Senate Republican says McConnell successor needs to ‘stand his own ground’ on Trump

Sen. Mike Rounds (R-S.D.) on Sunday called on Senate Minority Leader Mitch McConnell (R-Ky.)’s successor to remain steadfast in the wake of potential opposition from former President Trump.

McConnell, who announced last week he would step down from his leadership post in November, has had ongoing tensions with Trump and was known to be one of the few GOP senators who openly stood up to the former president.

Asked by ABC’s “This Week,” co-anchor Jonathan Karl how important it is for McConnell’s successor to be “willing to stand up to Trump,” Rounds said, ” Well, that’s what I’m looking for in a leader. I want someone who will work with a president, but who also will stand his own ground.”

“That’s one of the reasons why I very publicly and openly supported John Thune, and I supported Mitch McConnell. I think John Thune will bring some – you know, a fresh breath. That always happens when you have a change in leadership,” Rounds continued.

Shortly after McConnell’s announcement last week, Minority Whip John Thune (R-S.D.) became one of three “Johns” considered likely contenders for the leadership role. The others include Sens. John Barrasso (R-Wyo.) and John Cornyn (R-Texas), the latter of whom became the first to formally announce his bid last Thursday.

Last Friday, Politico reported  that Thune has quietly begun campaigning for the role.

Rounds on Sunday the upper chamber has “some really good choices,” but Thune is “the right guy at the right time.”
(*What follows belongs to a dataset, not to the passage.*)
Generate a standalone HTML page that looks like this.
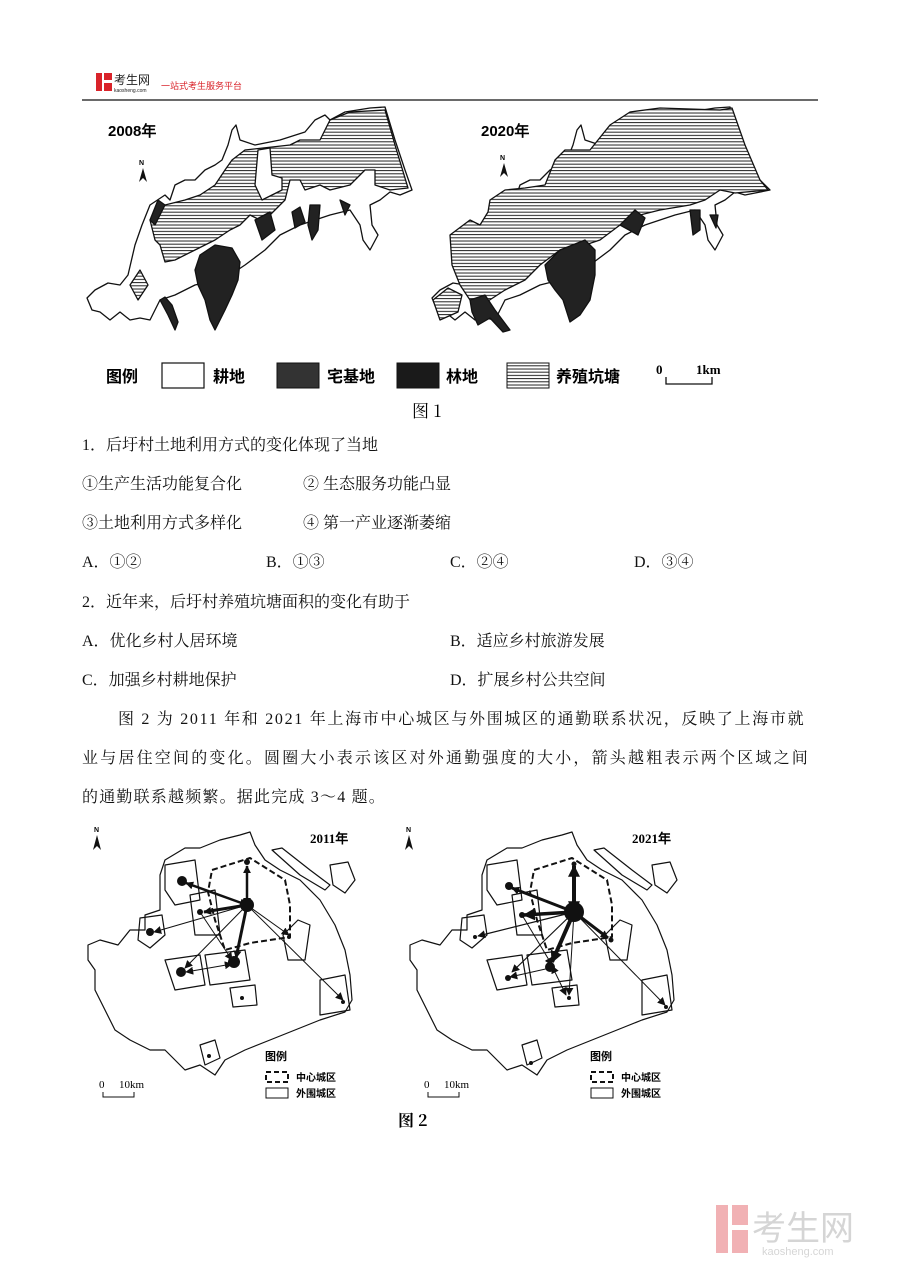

“Great moral character. He’s the right kind of a guy. And I think he will be independent enough to where he will look out also, just like Mitch did, for the institution of the Senate itself. So, I’m optimistic. It’s the reason why I’m supporting him,” Rounds said.

Several GOP senators argued last week  that McConnell’s departure from his longtime leadership role indicates how the GOP party is drifting away from his leadership and shifting towards the influence and embrace of Trump.

“I think it’s a reflection of Mitch’s understanding of the room. I think it’s a reflection of both his personal situation, as he described eloquently in his speech, and his reading of the political climate and his respect for that,” Sen. Kevin Cramer (R-N.D.) said last week.

McConnell’s announcement followed repeated pressure from longtime GOP critics in the Senate aligned with the former president. The Kentucky Republican has not endorsed Trump’s White House bid despite most of his leadership, including Thune , already having done so.